Son travail n’a pas changé la vie des Syriens, mais la sienne a basculé dans une autre dimension depuis l’attaque chimique du 21 août. Des diplomates du Foreign Office, des experts et des journalistes le suivent sur Twitter, Human Rights Watch le consulte. Il s’est fait une petite célébrité en taillant en pièces l’enquête du célèbre journaliste d’investigation américain Seymour Hersh attribuant l’attaque de la Ghouta aux rebelles. En octobre, il est invité à New York pour le forum Google Ideas. Le New Yorker lui a consacré un long portrait, Christiane Amanpour l’interviewe sur CNN, ce qui lui vaut enfin la reconnaissance de sa belle-famille turque.

Depuis le début de l’année, tout s’accélère. Il a un projet en partenariat avec Google dont il « ne peut pas parler pour le moment ». Il est aussi en cheville avec la Fondation Carter – qui oeuvre pour la résolution des conflits et le respect des droits de l’homme – dont un membre aussi obsessionnel que lui a recensé les 6 000 groupes armés actifs en Syrie. Il a été approché par le Stockholm International Peace Research Institute et invité par le Peace Research Institute d’Oslo, deux des plus prestigieux think tanks de la planète. Il va donner une conférence au Festival international de journalisme de Pérouse, en Italie, en mars. « C’est une révolution qui se passe sous nos yeux et ceux qui ne l’ont pas compris prendront un retard considérable, met-il en garde. Les gouvernements sont les plus lents. Ils observent des sites dans le cadre de la lutte antiterroriste, mais ils n’utilisent pas le dixième de ce qui est en accès libre. »

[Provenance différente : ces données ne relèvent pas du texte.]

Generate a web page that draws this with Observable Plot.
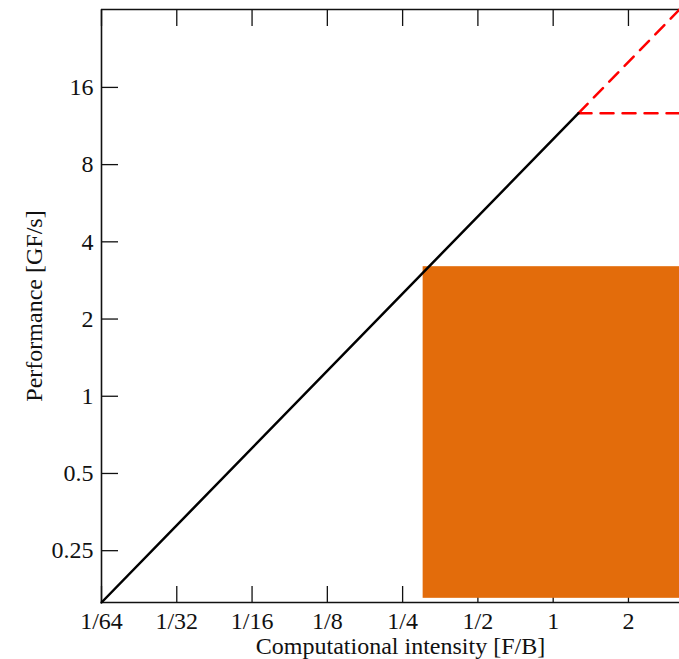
<!DOCTYPE html>
<html>
<head>
<meta charset="utf-8">
<script src="https://cdn.jsdelivr.net/npm/d3@7"></script>
<script src="https://cdn.jsdelivr.net/npm/@observablehq/plot@0.6"></script>
<style>
  html, body { margin: 0; padding: 0; background: #fff; }
  #chart svg { display: block; }
</style>
</head>
<body>
<div id="chart"></div>
<script>
// ---- data ----
const xDomain = [1/64, 3.2];
const yDomain = [0.157, 32.2];
const xTicks = [1/64, 1/32, 1/16, 1/8, 1/4, 1/2, 1, 2];
const xTickLabels = ["1/64", "1/32", "1/16", "1/8", "1/4", "1/2", "1", "2"];
const yTicks = [0.25, 0.5, 1, 2, 4, 8, 16];
const yTickLabels = ["0.25", "0.5", "1", "2", "4", "8", "16"];
// memory-bound roof (solid black)
const memX = [1/64, 1.263];
const memY = [0.157, 12.7];
// extension of bandwidth roof (red dashed)
const extX = [1.263, 3.2];
const extY = [12.7, 32.2];
// compute roof (red dashed)
const peakX = [1.263, 3.2];
const peakY = [12.7, 12.7];
// measured region (orange block)
const regionX = [0.302, 3.2];
const regionY = [0.163, 3.2];

const xLabel = "Computational intensity [F/B]";
const yLabel = "Performance [GF/s]";

const toPts = (xs, ys) => xs.map((x, i) => ({x, y: ys[i]}));
const near = (ticks, labels) => d => {
  const i = ticks.findIndex(t => Math.abs(Math.log(t / d)) < 1e-6);
  return i < 0 ? "" : labels[i];
};

const font = "Liberation Serif, Times New Roman, serif";

const chart = Plot.plot({
  width: 679,
  height: 659,
  marginLeft: 101,
  marginRight: 0,
  marginTop: 9,
  marginBottom: 57,
  style: {fontFamily: font, fontSize: "24px", color: "#111", background: "#fff"},
  x: {type: "log", base: 2, domain: xDomain},
  y: {type: "log", base: 2, domain: yDomain},
  marks: [
    Plot.axisX({anchor: "bottom", ticks: xTicks, tickFormat: near(xTicks, xTickLabels), tickSize: -16, tickPadding: 25, label: null, strokeWidth: 1.3, fontSize: 24}),
    Plot.axisX({anchor: "top", ticks: xTicks, tickFormat: () => "", tickSize: -16, label: null, strokeWidth: 1.3}),
    Plot.axisY({anchor: "left", ticks: yTicks, tickFormat: near(yTicks, yTickLabels), tickSize: -17, tickPadding: 25, label: null, strokeWidth: 1.3, fontSize: 24}),
    Plot.ruleX([xDomain[0]], {stroke: "#111", strokeWidth: 1.6}),
    Plot.ruleY(yDomain, {stroke: "#111", strokeWidth: 1.6}),
    Plot.rect([{}], {x1: regionX[0], x2: regionX[1], y1: regionY[0], y2: regionY[1], fill: "#E36C0B"}),
    Plot.line(toPts(extX, extY), {x: "x", y: "y", stroke: "#FF0000", strokeWidth: 2.5, strokeDasharray: "13,9"}),
    Plot.line(toPts(peakX, peakY), {x: "x", y: "y", stroke: "#FF0000", strokeWidth: 2.5, strokeDasharray: "13,9"}),
    Plot.line(toPts(memX, memY), {x: "x", y: "y", stroke: "#000", strokeWidth: 2.5}),
    Plot.text([xLabel], {frameAnchor: "bottom", lineAnchor: "middle", textAnchor: "middle", dy: 44, dx: 10, text: d => d, fontSize: 24, fill: "#111"}),
    Plot.text([yLabel], {frameAnchor: "left", lineAnchor: "middle", textAnchor: "middle", dx: -67, rotate: -90, text: d => d, fontSize: 24, fill: "#111"})
  ]
});
document.getElementById("chart").appendChild(chart);
</script>
</body>
</html>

Après l’attaque chimique de la Ghouta, le 21 août 2013, qui a fait 1 500 morts, Eliot Higgins a produit la plus complète des études, reprise par Human Rights Watch.

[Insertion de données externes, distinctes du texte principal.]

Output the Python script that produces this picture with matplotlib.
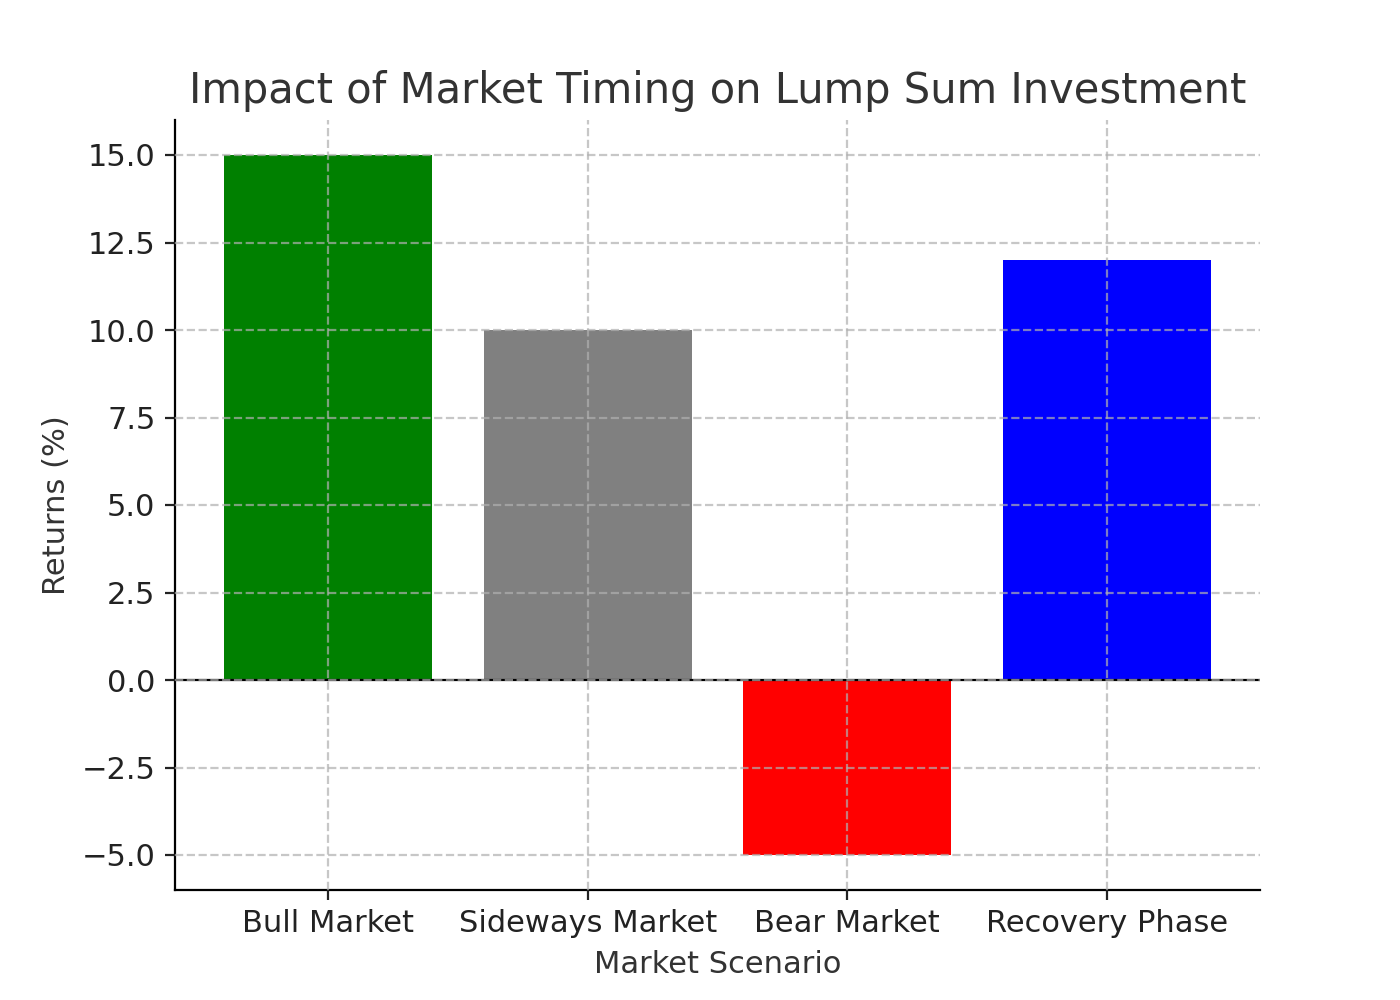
import matplotlib
matplotlib.use("Agg")
import matplotlib.pyplot as plt

categories = ["Bull Market", "Sideways Market", "Bear Market", "Recovery Phase"]
returns = [15, 10, -5, 12]
colors = ["green", "gray", "red", "blue"]

plt.rcParams["text.color"] = "#333333"
plt.rcParams["axes.labelcolor"] = "#333333"
plt.rcParams["xtick.color"] = "#222222"
plt.rcParams["ytick.color"] = "#222222"

fig, ax = plt.subplots(figsize=(7, 5), dpi=200)
ax.bar(categories, returns, color=colors)
ax.axhline(0, color="black", linewidth=0.8)
ax.set_title("Impact of Market Timing on Lump Sum Investment", fontsize=15)
ax.set_xlabel("Market Scenario", fontsize=11)
ax.set_ylabel("Returns (%)", fontsize=11)
ax.tick_params(labelsize=11)
ax.grid(True, linestyle="--", alpha=0.7)
ax.set_axisbelow(False)
for s in ["top", "right"]:
    ax.spines[s].set_visible(False)
fig.savefig("out.png")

Le mois prochain, Eliot Higgins va lancer un site intitulé The Belling Cat (le chat qui sonne) : « Je reçois des propositions de partout : des étudiants veulent travailler pour moi. Mais je veux rester petit. On commencera avec quinze personnes, des gens que j’ai connus en travaillant sur la Syrie ou sur le scandale des écoutes de News of The World. » Des bureaux sont en cours d’aménagement au centre de Leicester, connu surtout pour avoir donné Gary Lineker au football anglais. Higgins rêve d’enquêter sur la façon dont l’Etat britannique a privatisé de plus en plus de secteurs qui lui revenaient, comme la santé, l’humanitaire, le traitement des eaux, les chemins de fer… Sans arrogance, mais sans l’once d’un doute non plus, Eliot Higgins annonce la fin d’un certain journalisme. Pas du journalisme tout court ni même du reportage de terrain. Ce qui agonise, c’est le monopole des médias sur la collecte et la production des informations. Lui-même ne consulte plus que Google News et Twitter pour s’informer.

Peu à peu, en avançant, Higgins découvre l’ampleur des possibles, mais aussi la fragilité de sa matière première. En ce moment, il est obsédé par la politique de Facebook, qui consiste à supprimer une à une les pages des comités de coordination locaux ayant essaimé un peu partout depuis la révolution. Toutes les données associées à la page (vidéos, communiqués, recensements des « martyrs »…) sont effacées. « Les groupes pro-Assad ont compris comment obtenir les fermetures de pages par des signalements massifs et coordonnés. Facebook ne devrait pas être dupe, s’indigne-t-il. Je sais que leur fonction première n’est pas de recenser des crimes de guerre, mais ils ne peuvent plus ignorer ce phénomène. Ce qui se passe est un autodafé numérique. »

A cause des obstacles rencontrés par les journalistes – refus de visa du côté gouvernemental et épidémie d’enlèvements en zones rebelles -, la guerre de Syrie aura été le conflit de l’histoire récente le moins couvert par la presse, tout en étant, grâce à Internet, le plus documenté par ses propres acteurs. C’est un autre paradoxe de cette guerre à nulle autre pareille : tout ou presque aura été vu et cela n’aura rien empêché. Mais à cela, Eliot Higgins n’a pas de réponse.